'It was something that solved that day for me' - Women give feedback on comfort box for breast cancer patients
PUBLISHED: 21:40 13 September 2018 | UPDATED: 21:55 13 September 2018
Archant Norfolk 2018
It is a simple brown cardboard box, filled to the brim with everything from plant seeds to a book of crosswords.
But for women diagnosed with primary breast cancer at the Norfolk and Norwich University Hospital, a comfort box from charity Littlelifts was a welcome gift when they had received the most devastating news.
Littlelifts was launched last year by Oa Hackett, from Bawburgh, who herself had breast cancer and was buoyed by receiving gift packages from friends.
Her aim was to ensure every woman going through a similar experience had all the tools she needed for the symptoms and side effects they did not yet know they faced.
Now, a almost a year later, more than 150 boxes have been given out at the NNUH and the service recently launched at the James Paget Hospital in Gorleston too.
Women who had received the boxes met at Britannia Cafe in Norwich on Wednesday to give their thoughts on the scheme.
Charlotte Ireland, 47, from Norwich said: “It actually had quite a big impact on me and my family, I have a daughter who was 11 at the time and inside they had things to make ice lollies with which I did with her and there was a seed which you could plant so actually we did quite a lot of things together out of the box. I also took a lot of things from the box when I had surgery so it not only helped me for the last bits of chemo but for surgery as well.”
While 51-year-old Kim Smith, who works for Aviva, added: “When I got home I got settled and obviously discussed what happened and Chris my husband said ‘open your box, it will make you feel better’ and I was blown away.
“I was quite tearful because there were things in that box that really touch you as a person and the symptoms you’re going through and it just felt like somebody had really realised what we are going through and you can give loads of money to charities that solve your future but this was something that was actually solved that day for me and that was a really lovely feeling.”

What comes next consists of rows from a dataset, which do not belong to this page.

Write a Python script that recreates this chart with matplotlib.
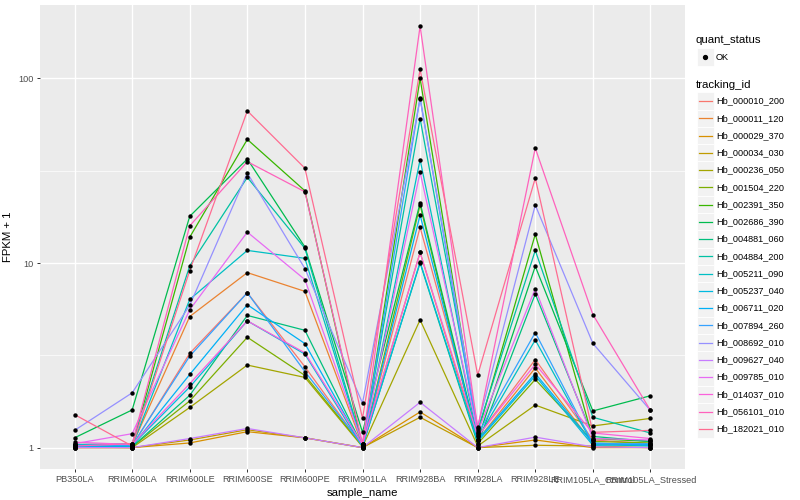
import numpy as np
import matplotlib
matplotlib.use("Agg")
import matplotlib.pyplot as plt
from matplotlib.patches import Rectangle
from matplotlib.lines import Line2D
from matplotlib.ticker import FixedLocator, NullFormatter

plt.rcParams['font.family'] = ['Liberation Sans', 'DejaVu Sans']

# samples on the x axis
samples = ['PB350LA', 'RRIM600LA', 'RRIM600LE', 'RRIM600SE', 'RRIM600PE',
           'RRIM901LA', 'RRIM928BA', 'RRIM928LA', 'RRIM928LE',
           'RRIM105LA_Control', 'RRIM105LA_Stressed']

tracking_ids = ['Hb_000010_200', 'Hb_000011_120', 'Hb_000029_370', 'Hb_000034_030',
                'Hb_000236_050', 'Hb_001504_220', 'Hb_002391_350', 'Hb_002686_390',
                'Hb_004881_060', 'Hb_004884_200', 'Hb_005211_090', 'Hb_005237_040',
                'Hb_006711_020', 'Hb_007894_260', 'Hb_008692_010', 'Hb_009627_040',
                'Hb_009785_010', 'Hb_014037_010', 'Hb_056101_010', 'Hb_182021_010']

# FPKM + 1 (one list per gene, order as samples)
hb_000010_200 = [1.03, 1.02, 3.24, 6.9, 2.74, 1.02, 15.6, 1.15, 3.0, 1.10, 1.05]
hb_000011_120 = [1.02, 1.03, 5.13, 8.87, 7.02, 1.03, 11.4, 1.10, 2.7, 1.05, 1.03]
hb_000029_370 = [1.00, 1.00, 1.06, 1.22, 1.13, 1.00, 1.56, 1.00, 1.10, 1.00, 1.00]
hb_000034_030 = [1.00, 1.00, 1.10, 1.25, 1.13, 1.00, 1.46, 1.00, 1.03, 1.02, 1.00]
hb_000236_050 = [1.01, 1.00, 1.65, 2.8, 2.40, 1.01, 4.92, 1.02, 1.70, 1.31, 1.44]
hb_001504_220 = [1.02, 1.01, 1.79, 3.96, 2.46, 1.02, 20.6, 1.05, 2.34, 1.08, 1.06]
hb_002391_350 = [1.01, 1.02, 13.8, 46.7, 24.6, 1.01, 100.0, 1.20, 14.3, 1.12, 1.08]
hb_002686_390 = [1.13, 1.60, 17.9, 36.6, 12.2, 1.21, 21.2, 1.10, 9.6, 1.58, 1.91]
hb_004881_060 = [1.02, 1.01, 1.92, 5.2, 4.32, 1.02, 10.0, 1.05, 6.8, 1.15, 1.08]
hb_004884_200 = [1.04, 1.05, 9.65, 29.1, 12.0, 1.04, 60.5, 1.25, 11.7, 1.46, 1.20]
hb_005211_090 = [1.03, 1.02, 6.35, 11.7, 10.6, 1.03, 36.3, 1.12, 3.83, 1.04, 1.02]
hb_005237_040 = [1.01, 1.03, 2.13, 4.86, 3.21, 1.01, 10.1, 1.08, 2.45, 1.03, 1.04]
hb_006711_020 = [1.02, 1.02, 2.49, 5.94, 3.66, 1.02, 18.2, 1.10, 2.52, 1.06, 1.03]
hb_007894_260 = [1.03, 1.03, 3.13, 6.9, 2.58, 1.03, 78.5, 1.18, 4.2, 1.05, 1.05]
hb_008692_010 = [1.24, 1.98, 5.9, 30.7, 9.33, 1.74, 77.5, 1.30, 20.6, 3.67, 1.59]
hb_009627_040 = [1.00, 1.00, 1.12, 1.27, 1.13, 1.00, 1.76, 1.00, 1.14, 1.01, 1.00]
hb_009785_010 = [1.05, 1.19, 5.58, 14.7, 8.13, 1.05, 31.0, 1.22, 7.26, 1.12, 1.10]
hb_014037_010 = [1.07, 1.04, 2.22, 4.86, 3.26, 1.04, 11.4, 1.15, 2.83, 1.20, 1.12]
hb_056101_010 = [1.02, 1.05, 15.9, 35.4, 24.3, 1.05, 192.0, 1.28, 41.9, 5.26, 1.59]
hb_182021_010 = [1.51, 1.02, 9.1, 66.7, 32.6, 1.44, 112.0, 2.47, 28.8, 1.21, 1.24]

series = [hb_000010_200, hb_000011_120, hb_000029_370, hb_000034_030, hb_000236_050,
          hb_001504_220, hb_002391_350, hb_002686_390, hb_004881_060, hb_004884_200,
          hb_005211_090, hb_005237_040, hb_006711_020, hb_007894_260, hb_008692_010,
          hb_009627_040, hb_009785_010, hb_014037_010, hb_056101_010, hb_182021_010]

# ggplot default hue palette for 20 levels
colors = ['#F8766D', '#EA8331', '#D89000', '#C09B00', '#A3A500', '#7CAE00', '#39B600',
          '#00BB4E', '#00BF7D', '#00C1A3', '#00BFC4', '#00BAE0', '#00B0F6', '#35A2FF',
          '#9590FF', '#C77CFF', '#E76BF3', '#FA62DB', '#FF62BC', '#FF6C91']

W, H = 800, 500
fig = plt.figure(figsize=(8, 5), dpi=100)
ax = fig.add_axes([40 / W, 1 - 468.7 / H, 645 / W, 463.7 / H])
ax.set_facecolor('#EBEBEB')
for s in ax.spines.values():
    s.set_visible(False)

for vals, c in zip(series, colors):
    ax.plot(samples, vals, color=c, lw=0.9, zorder=3)
for vals in series:
    ax.scatter(samples, vals, s=10, color='black', marker='o', lw=0, zorder=4)

ax.set_yscale('log')
allv = np.log10(np.concatenate([np.array(v) for v in series]))
lo, hi = allv.min(), allv.max()
r = hi - lo
ax.set_ylim(10 ** (lo - 0.05 * r), 10 ** (hi + 0.05 * r))
ax.set_xlim(-0.6, len(samples) - 0.4)

ax.yaxis.set_major_locator(FixedLocator([1, 10, 100]))
ax.set_yticklabels(['1', '10', '100'])
ax.yaxis.set_minor_locator(FixedLocator([10 ** 0.5, 10 ** 1.5]))
ax.yaxis.set_minor_formatter(NullFormatter())

ax.grid(True, which='major', color='white', lw=1.0, zorder=0)
ax.grid(True, which='minor', axis='y', color='white', lw=0.5, zorder=0)
ax.set_axisbelow(True)
ax.tick_params(which='major', length=2.5, width=0.7, color='#333333',
               labelsize=6.6, labelcolor='#4D4D4D', pad=2)
ax.tick_params(which='minor', length=0)

ax.set_xlabel('sample_name', fontsize=8.2, labelpad=3)
ax.set_ylabel('FPKM + 1', fontsize=8.2, labelpad=4)


def fy(y):
    return 1 - y / H


# legend: quant_status
fig.text(696 / W, fy(40), 'quant_status', fontsize=8.2, va='center', ha='left')
fig.patches.append(Rectangle((697 / W, fy(65.5)), 16.5 / W, 17 / H, transform=fig.transFigure,
                             facecolor='#F2F2F2', edgecolor='white', lw=0.6))
fig.lines.append(Line2D([705 / W], [fy(57)], transform=fig.transFigure, marker='o',
                        markersize=2.8, color='black', lw=0))
fig.text(716 / W, fy(57), 'OK', fontsize=6.6, va='center', ha='left')

# legend: tracking_id
fig.text(696 / W, fy(85), 'tracking_id', fontsize=8.2, va='center', ha='left')
y0, dy = 101.0, 17.26
for i, (tid, c) in enumerate(zip(tracking_ids, colors)):
    yc = y0 + i * dy
    fig.patches.append(Rectangle((697 / W, fy(yc + dy / 2)), 16.5 / W, dy / H,
                                 transform=fig.transFigure, facecolor='#F2F2F2',
                                 edgecolor='white', lw=0.6))
    fig.lines.append(Line2D([699 / W, 711.5 / W], [fy(yc), fy(yc)], transform=fig.transFigure,
                            color=c, lw=0.9))
    fig.text(716 / W, fy(yc), tid, fontsize=6.6, va='center', ha='left')

fig.savefig('out.png', dpi=100)
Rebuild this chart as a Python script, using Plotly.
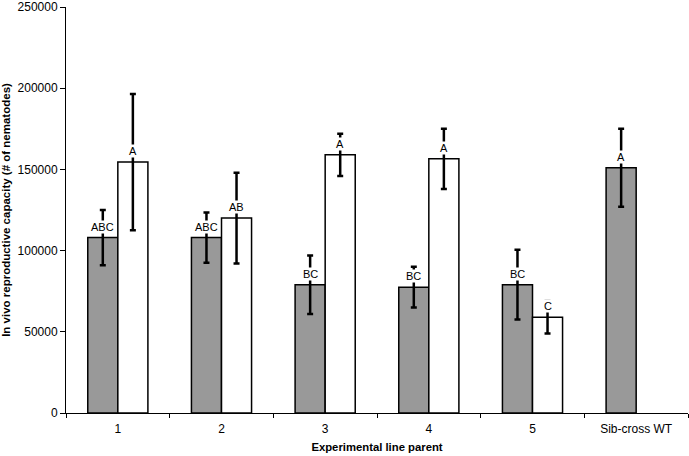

Some of the women at the feedback event had finished their treatment but others were still going through it.
Mrs Hackett, 32, who left her job at the Princes Trust to focus on Littlelifts full time, said: “I’m incredibly grateful and I’m really lucky to have so much support from my trustees. I’d be lying if I said we didn’t feel overwhelmed, we didn’t think a simple idea would make such a big difference.”